As a prisoner for the Lord, then, I urge you to live a life worthy of the calling you have received. (Eph 4:1 NIV)
The apostle St. Paul is imprisoned in Rome and thinks about his congregation in Ephesus – the Christian Church there. He’s concerned about their calling or more precisely about their life, which is to be worthy of their received calling. We too have been called to be part of the one holy Christian Church and therefore to the communion and union of her various parts – amongst Jews and gentiles. The Church has been called to a large variety of parts and members and still to preserve perfect harmony and union. It is her calling to overcome the divisiveness of diversity and to rather strive for the perfect communion in unity and harmony. That means the diversity is to be seen as part of the richness, wealth and splendor of the Church – which is very different to boring uniformity and bland sameness – and is to be utilized for the one holy mission of the Church – to gain as many as possible from the ends of the earth to enter the kingdom of God, the one holy Christian Church. It is therefore the calling from diversity to unity, yes from opposition and conflicting differences to the unity of Spirit, baptism, faith and truth. Everybody who is ruled inwardly by the one Holy Spirit and outwardly by the one Lord Jesus Christ and thus stands under the care and grace of the one Holy God and Father in heaven has all and every reason to view those as brothers and sisters, who say and believe the same of themselves – despite all those special differences, peculiarities and idiosyncrasies, which might catch our sense and distract us from the underlying baptismal and sacramental unity to which we have been called. Therefore you too are to recognize your special calling that you have as member of the Christian congregation and Church of Jesus Christ. You are called to unity and harmony and also to life according to this high and special calling!

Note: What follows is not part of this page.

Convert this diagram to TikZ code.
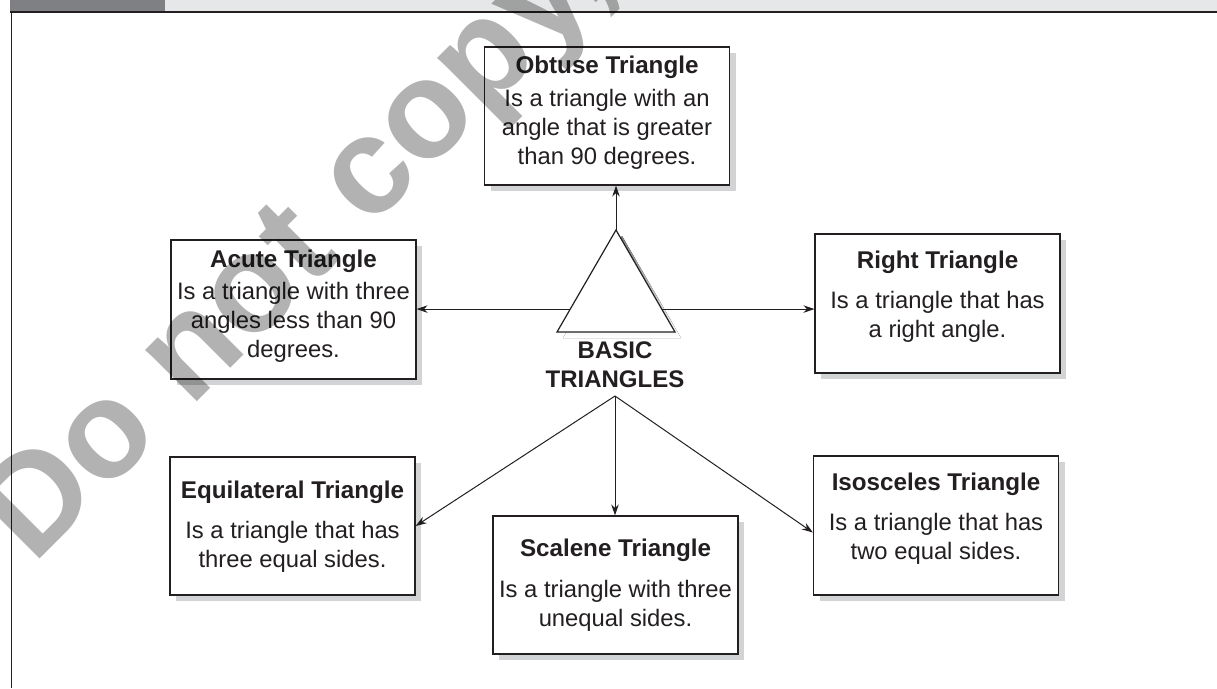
\documentclass[tikz,border=0pt]{standalone}
\usepackage{fontspec}
\setmainfont{Liberation Sans}
\usetikzlibrary{arrows.meta,calc,shadows}
\definecolor{ink}{HTML}{231F20}
\definecolor{shade}{HTML}{D1D3D4}
\definecolor{tabdark}{HTML}{7F8083}
\definecolor{tablight}{HTML}{E6E7E8}
\tikzset{
  conceptbox/.style={draw=ink, line width=1.2pt, fill=white, text=ink,
    minimum width=245pt, inner sep=0pt, anchor=base,
    general shadow={fill=shade, shadow xshift=6pt, shadow yshift=-6pt}},
  hubtext/.style={text=ink, inner sep=0pt, anchor=base, font=\fontsize{24}{29}\selectfont\bfseries},
  link/.style={draw=ink, line width=1pt, -{Stealth[length=11pt,width=7.5pt]}},
  stamp/.style={text=black, text opacity=0.3, inner sep=0pt, anchor=base west,
    font=\fontsize{138}{138}\selectfont\bfseries}
}
\newcommand{\cbox}[1]{\begin{tabular}[t]{@{}c@{}}#1\end{tabular}}
\newcommand{\ttl}[1]{{\fontsize{24.2}{29}\selectfont\bfseries #1}}
\begin{document}
\begin{tikzpicture}[x=1pt, y=-1pt, font=\fontsize{23.8}{29}\selectfont]
\useasboundingbox (0,0) rectangle (1217,688);
\fill[white] (0,0) rectangle (1217,688);

% header strip and frame
\fill[tabdark] (10,0) rectangle (165,11);
\fill[tablight] (165,0) rectangle (1217,11);
\draw[ink, line width=1.4pt] (10,12) -- (1217,12);
\draw[ink, line width=1pt] (11,12) -- (11,688);

% central triangle with its offset shade
\coordinate (apex) at (616,230);
\coordinate (bl) at (557,332);
\coordinate (br) at (675,332);
\fill[shade] ([shift={(6,6)}]apex) -- ([shift={(6,6)}]bl) -- ([shift={(6,6)}]br) -- cycle;
\draw[ink, line width=1.2pt, fill=white] (apex) -- (bl) -- (br) -- cycle;
\coordinate (tl) at ($(apex)!0.775!(bl)$);
\coordinate (tr) at ($(apex)!0.775!(br)$);

\node[hubtext] (basic) at (615,358) {\cbox{BASIC\\TRIANGLES}};
\coordinate (hub) at (615,396);

% concept boxes
\node[conceptbox, text height=26pt, text depth=112pt] (obtuse) at (607,73)
  {\cbox{\ttl{Obtuse Triangle}\\[4pt] Is a triangle with an\\ angle that is greater\\ than 90 degrees.}};
\node[conceptbox, text height=27pt, text depth=112pt] (acute) at (293.5,267)
  {\cbox{\ttl{Acute Triangle}\\[3pt] Is a triangle with three\\ angles less than 90\\ degrees.}};
\node[conceptbox, text height=34pt, text depth=105pt] (right) at (937.5,268)
  {\cbox{\ttl{Right Triangle}\\[11pt] Is a triangle that has\\ a right angle.}};
\node[conceptbox, text height=41pt, text depth=97pt] (equi) at (292.5,498)
  {\cbox{\ttl{Equilateral Triangle}\\[11pt] Is a triangle that has\\ three equal sides.}};
\node[conceptbox, text height=40pt, text depth=98pt] (scalene) at (615.5,556)
  {\cbox{\ttl{Scalene Triangle}\\[12pt] Is a triangle with three\\ unequal sides.}};
\node[conceptbox, text height=34pt, text depth=105pt] (isos) at (936,490)
  {\cbox{\ttl{Isosceles Triangle}\\[11pt] Is a triangle that has\\ two equal sides.}};

% connectors
\draw[link] (apex) -- (apex |- obtuse.south);
\draw[link] (tl) -- (acute.east |- tl);
\draw[link] (tr) -- (right.west |- tr);
\draw[link] (hub) -- (equi.east);
\draw[link] (hub) -- (hub |- scalene.north);
\draw[link] (hub) -- ([yshift=-7pt]isos.west);

% stamp across the sheet
\node[stamp, rotate=45] (stampline) at (33,566) {Do not copy, post, or distribute};
\end{tikzpicture}
\end{document}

Holy, eternal God, you have given us the clear command by your dearly beloved Son our Lord Jesus Christ to persist in your given unity of faith and life – just as he is one with you. Look graciously upon us, who have been assembled before you and are praying for the unity of the Church and its many different members and parts. We call upon you: Be in our midst with your Holy Spirit. Grant us your wisdom from above that we don’t persist in our own ways, but rather follow your guidance only. Give us strength and patience to persist and continue even if we don’t realize any progress or success. Grant us humility not to seek our own honor or gain, but rather your honor and to serve our brothers and sisters. More than anything though grant us that love of your love, that does not seek its own, but rather the good of our brothers and sisters and care for them with all we have. Amen. (G.Mensching)
May God bestow on us his grace and favour To please him with our behaviour And live together here in love and union Nor repent this blest communion. O Lord, have mercy! Let not your good Spirit forsake us, But that heavenly minded he make us; Give you Church, Lord, to see Days of Peace and unity. O Lord, have mercy! (Martin Luther)
This is a rather free translation of Wilhelm Löhe’s devotion for the seventeenth Sunday after the high holiday and festival of the Holy Trinity. It is found on Pg. 334 in Lob sei Dir ewig, o Jesu! (Eternal Praise to you o Jesus!) edited by A. Schuster and published in the Freimund Verlag, Neuendettelsau 1949.